UMass professor to lead study on gender identity and sexual orientation discrimination among federal contractors

Published: 1/19/2017 4:17:02 PM

AMHERST — An economics professor at the University of Massachusetts Amherst has been selected by the federal government to lead a first-of-its-kind study examining how federal contractors fare on gender identity and sexual orientation discrimination.

Lee Badgett, director of the School of Public Policy at UMass, said a $250,000 grant awarded to the university this week by the U.S. Department of Labor will help her and other researchers study the issue. 

UMass is one of eight schools to be awarded funds this week, totaling almost $2 million and administered through the Department of Labor’s Chief Evaluation Office.

Awardees will analyze how the department’s policies impact the public, Chief Evaluation Officer Molly Irwin, of the Department of Labor, said in a news release.

“These grants further our goals of supporting rigorous, independent research to understand the effectiveness of our programs and activities,” she said.

In 2014, President Obama issued an executive order banning federal contractors from discriminating based on gender identity or sexual orientation. The grants awarded this week aim to gauge how well contractors are compling with the order. 

“Nobody’s ever studied that — what kind of problems there might be amongst federal contractors, if any, and whether this executive order is helping to end discrimination,” Badgett said.

“There are lots of studies that have looked at this more generally in the U.S. labor force,” she added, citing, for example, a 2013 Pew Research Center survey stating that 21 percent of 1,197 LGBT respondents said they had been treated unfairly in the workplace.

Since 2013, the Equal Employment Opportunity Commission has accepted complaints from LGBT people in the workforce.

“Once they opened that door, thousands of people have filed complaints against their employers related to sexual orientation or gender identity discrimination,” Badgett said. “The data that we have is pretty amazing.”

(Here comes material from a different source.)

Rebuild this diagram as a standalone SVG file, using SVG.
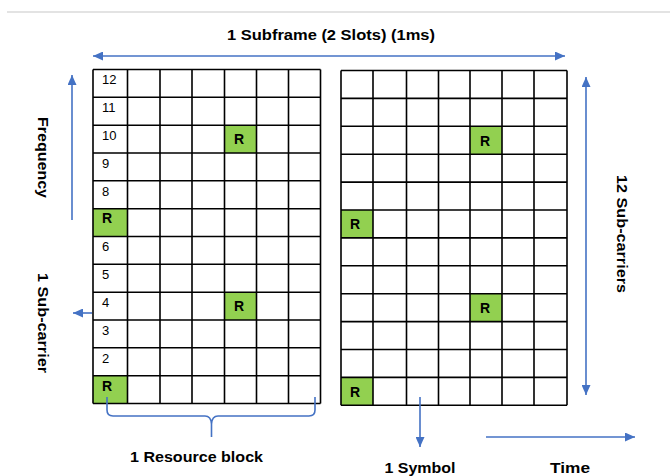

Badgett will help lead the deep dive into department data along with Steve Boutcher, a UMass sociology assistant professor, and Amanda Baumle, another sociologist at the University of Houston, Badgett said. The team will use part of the money to hire students to help them mine the data trove.

Badgett said research will start this spring. In the near term, likely before the end of the year, the research team will be able to publish more quantifiable findings on discrimination in the workplace.

Some of the questions they’ll try to answer: In which states are most of the filings coming from? Who is filing — men, women, transgender people? What is their race? Do states with nondiscrimination laws have fewer complaints?

Badgett said longer term the team will analyze what industries the complaints are coming from. Researchers will also analyze the text of the complaints to try to see if there are any trends.

She added, “There will be a very laborious process of matching each of those charges to information about that employer that’s in an entirely different data set at the EEOC. That’s where we’ll find out if they are contractors or not.”

Two other Massachusetts universities received grant money: Harvard University received $188,000 to study the real effects of electronic wage payments, and Tufts University received $111,000 to analyze the effect of performance pay on U.S. workers’ physical and emotional health.

Joseph Versen, a Labor Department spokesman, said the grants were awarded Wednesday but that they might arrive at a later date because of additional required steps. He would not comment on whether incoming Trump administration officials could eliminate any funds, saying that “would involve too much speculation.”